Rows from a dataset of charts and code:
╭──

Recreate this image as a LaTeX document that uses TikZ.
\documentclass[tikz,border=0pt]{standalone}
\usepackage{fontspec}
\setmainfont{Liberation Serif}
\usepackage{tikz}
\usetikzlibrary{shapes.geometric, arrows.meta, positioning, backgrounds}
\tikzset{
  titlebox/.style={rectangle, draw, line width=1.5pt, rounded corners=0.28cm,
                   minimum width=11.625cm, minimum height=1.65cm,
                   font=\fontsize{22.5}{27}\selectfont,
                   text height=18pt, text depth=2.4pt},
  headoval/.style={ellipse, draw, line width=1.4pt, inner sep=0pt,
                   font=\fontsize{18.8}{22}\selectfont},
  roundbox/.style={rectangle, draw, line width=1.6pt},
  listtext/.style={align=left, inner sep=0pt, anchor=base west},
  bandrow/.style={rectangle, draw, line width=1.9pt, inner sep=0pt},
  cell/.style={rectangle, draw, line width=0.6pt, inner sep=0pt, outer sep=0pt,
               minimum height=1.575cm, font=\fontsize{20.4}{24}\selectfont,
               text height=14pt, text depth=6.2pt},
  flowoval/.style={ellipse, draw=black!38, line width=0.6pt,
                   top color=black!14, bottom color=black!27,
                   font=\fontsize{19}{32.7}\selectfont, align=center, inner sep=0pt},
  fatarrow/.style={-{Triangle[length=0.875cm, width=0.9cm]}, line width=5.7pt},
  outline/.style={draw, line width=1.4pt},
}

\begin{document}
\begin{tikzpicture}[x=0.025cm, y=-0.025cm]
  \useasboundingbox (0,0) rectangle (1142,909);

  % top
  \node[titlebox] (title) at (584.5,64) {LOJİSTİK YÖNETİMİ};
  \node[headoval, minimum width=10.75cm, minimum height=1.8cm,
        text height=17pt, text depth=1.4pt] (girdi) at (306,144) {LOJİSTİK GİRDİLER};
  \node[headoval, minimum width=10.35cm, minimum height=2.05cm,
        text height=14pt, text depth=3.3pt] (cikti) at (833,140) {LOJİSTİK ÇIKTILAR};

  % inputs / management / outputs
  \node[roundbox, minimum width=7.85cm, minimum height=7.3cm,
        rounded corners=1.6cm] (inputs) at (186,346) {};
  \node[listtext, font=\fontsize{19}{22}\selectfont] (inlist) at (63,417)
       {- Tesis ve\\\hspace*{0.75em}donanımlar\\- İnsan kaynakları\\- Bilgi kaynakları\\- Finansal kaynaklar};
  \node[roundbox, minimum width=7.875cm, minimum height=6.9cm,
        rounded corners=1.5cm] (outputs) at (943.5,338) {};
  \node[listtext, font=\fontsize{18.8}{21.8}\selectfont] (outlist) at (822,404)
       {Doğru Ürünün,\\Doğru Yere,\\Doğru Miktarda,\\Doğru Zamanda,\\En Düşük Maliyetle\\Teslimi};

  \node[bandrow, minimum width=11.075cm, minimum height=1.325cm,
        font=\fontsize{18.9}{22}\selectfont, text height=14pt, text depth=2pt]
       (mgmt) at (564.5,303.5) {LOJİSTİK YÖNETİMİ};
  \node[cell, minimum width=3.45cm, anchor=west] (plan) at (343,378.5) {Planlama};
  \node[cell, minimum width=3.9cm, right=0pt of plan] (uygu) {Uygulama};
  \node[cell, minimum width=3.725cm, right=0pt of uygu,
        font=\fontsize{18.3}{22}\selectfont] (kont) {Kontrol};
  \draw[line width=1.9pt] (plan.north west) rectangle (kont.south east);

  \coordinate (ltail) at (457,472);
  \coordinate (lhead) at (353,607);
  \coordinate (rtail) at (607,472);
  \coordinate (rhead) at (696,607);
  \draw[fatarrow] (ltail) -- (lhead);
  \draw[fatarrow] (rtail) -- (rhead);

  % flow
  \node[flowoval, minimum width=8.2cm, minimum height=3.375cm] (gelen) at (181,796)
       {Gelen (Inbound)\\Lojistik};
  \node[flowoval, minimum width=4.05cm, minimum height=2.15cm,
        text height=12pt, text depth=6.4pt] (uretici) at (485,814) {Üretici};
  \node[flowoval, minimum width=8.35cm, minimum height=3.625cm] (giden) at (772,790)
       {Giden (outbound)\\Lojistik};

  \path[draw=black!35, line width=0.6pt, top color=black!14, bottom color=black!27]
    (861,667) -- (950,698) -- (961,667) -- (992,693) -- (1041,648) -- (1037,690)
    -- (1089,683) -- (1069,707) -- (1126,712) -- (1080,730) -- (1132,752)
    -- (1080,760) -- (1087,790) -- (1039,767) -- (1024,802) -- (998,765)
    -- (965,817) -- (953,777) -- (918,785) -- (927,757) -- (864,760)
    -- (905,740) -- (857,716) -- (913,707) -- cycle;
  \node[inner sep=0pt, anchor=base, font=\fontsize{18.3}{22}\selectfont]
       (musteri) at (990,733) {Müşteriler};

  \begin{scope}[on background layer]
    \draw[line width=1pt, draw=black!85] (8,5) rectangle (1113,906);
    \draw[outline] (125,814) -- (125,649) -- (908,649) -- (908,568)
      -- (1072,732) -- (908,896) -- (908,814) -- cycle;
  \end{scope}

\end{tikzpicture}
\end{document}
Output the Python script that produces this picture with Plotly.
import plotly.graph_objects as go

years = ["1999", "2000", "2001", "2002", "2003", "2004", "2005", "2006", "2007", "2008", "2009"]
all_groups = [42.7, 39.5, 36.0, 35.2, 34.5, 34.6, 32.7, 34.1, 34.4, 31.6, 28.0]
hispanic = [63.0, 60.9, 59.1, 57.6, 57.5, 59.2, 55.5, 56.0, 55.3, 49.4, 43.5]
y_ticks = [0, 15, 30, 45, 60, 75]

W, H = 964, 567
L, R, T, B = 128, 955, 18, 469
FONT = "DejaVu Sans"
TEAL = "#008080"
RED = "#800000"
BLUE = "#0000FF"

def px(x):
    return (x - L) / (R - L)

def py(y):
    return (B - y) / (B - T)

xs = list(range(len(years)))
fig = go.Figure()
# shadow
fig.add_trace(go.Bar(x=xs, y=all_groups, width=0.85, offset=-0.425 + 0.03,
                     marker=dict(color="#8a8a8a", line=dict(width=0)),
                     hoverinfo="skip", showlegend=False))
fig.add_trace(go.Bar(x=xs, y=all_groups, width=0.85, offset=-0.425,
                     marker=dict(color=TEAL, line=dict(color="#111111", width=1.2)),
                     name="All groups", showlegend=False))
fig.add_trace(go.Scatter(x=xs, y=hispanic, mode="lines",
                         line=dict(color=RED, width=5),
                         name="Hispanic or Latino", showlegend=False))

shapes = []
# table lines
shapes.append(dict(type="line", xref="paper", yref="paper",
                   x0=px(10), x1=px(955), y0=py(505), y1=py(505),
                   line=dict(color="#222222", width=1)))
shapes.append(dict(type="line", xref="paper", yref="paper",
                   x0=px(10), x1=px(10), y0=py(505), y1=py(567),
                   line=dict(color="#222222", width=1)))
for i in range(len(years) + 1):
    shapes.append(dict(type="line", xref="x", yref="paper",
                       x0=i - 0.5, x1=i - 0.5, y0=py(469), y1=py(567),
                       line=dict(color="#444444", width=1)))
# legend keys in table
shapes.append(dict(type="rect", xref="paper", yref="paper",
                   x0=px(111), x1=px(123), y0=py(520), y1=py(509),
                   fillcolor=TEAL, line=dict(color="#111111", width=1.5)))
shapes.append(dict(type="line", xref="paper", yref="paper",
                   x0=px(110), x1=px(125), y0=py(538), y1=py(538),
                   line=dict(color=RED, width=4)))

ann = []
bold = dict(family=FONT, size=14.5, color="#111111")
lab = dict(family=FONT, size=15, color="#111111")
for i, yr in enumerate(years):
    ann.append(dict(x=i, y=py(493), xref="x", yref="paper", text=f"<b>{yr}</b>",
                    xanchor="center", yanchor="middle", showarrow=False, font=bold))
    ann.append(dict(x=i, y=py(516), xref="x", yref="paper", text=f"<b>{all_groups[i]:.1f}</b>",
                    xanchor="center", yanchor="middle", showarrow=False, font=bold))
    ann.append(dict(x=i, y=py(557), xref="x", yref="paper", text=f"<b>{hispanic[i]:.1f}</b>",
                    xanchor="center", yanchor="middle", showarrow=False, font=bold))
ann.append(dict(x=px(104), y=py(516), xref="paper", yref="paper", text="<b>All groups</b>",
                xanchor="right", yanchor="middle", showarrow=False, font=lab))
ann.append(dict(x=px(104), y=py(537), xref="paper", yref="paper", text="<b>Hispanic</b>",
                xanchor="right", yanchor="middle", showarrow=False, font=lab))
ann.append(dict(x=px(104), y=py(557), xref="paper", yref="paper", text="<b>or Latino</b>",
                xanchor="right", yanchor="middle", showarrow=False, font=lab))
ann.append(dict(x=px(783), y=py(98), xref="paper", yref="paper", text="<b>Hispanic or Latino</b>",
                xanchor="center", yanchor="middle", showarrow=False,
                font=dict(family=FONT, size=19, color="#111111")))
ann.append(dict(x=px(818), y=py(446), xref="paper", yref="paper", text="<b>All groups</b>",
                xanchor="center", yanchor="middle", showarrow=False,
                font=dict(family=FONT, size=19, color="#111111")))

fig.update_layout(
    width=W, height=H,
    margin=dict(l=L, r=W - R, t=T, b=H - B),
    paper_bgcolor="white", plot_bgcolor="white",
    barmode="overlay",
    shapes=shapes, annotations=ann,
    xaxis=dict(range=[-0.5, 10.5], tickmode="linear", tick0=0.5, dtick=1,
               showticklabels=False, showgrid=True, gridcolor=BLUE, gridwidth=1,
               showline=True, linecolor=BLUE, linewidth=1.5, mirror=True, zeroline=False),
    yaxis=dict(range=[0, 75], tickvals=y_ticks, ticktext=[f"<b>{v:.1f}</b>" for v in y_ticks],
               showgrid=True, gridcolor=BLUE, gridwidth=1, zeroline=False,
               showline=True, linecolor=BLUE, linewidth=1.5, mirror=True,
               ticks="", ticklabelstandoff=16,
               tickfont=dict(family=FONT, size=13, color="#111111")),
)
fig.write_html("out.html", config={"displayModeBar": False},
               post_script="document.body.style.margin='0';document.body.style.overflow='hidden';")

╰──

- [Requirement] Exactly the lines from the line that has "Output the Python" through the line that has "y_ticks = [0, 15, 30, 45, 60, 75]" are to be repeated, both included, with nothing added.

- [Expected answer]
Output the Python script that produces this picture with Plotly.
import plotly.graph_objects as go

years = ["1999", "2000", "2001", "2002", "2003", "2004", "2005", "2006", "2007", "2008", "2009"]
all_groups = [42.7, 39.5, 36.0, 35.2, 34.5, 34.6, 32.7, 34.1, 34.4, 31.6, 28.0]
hispanic = [63.0, 60.9, 59.1, 57.6, 57.5, 59.2, 55.5, 56.0, 55.3, 49.4, 43.5]
y_ticks = [0, 15, 30, 45, 60, 75]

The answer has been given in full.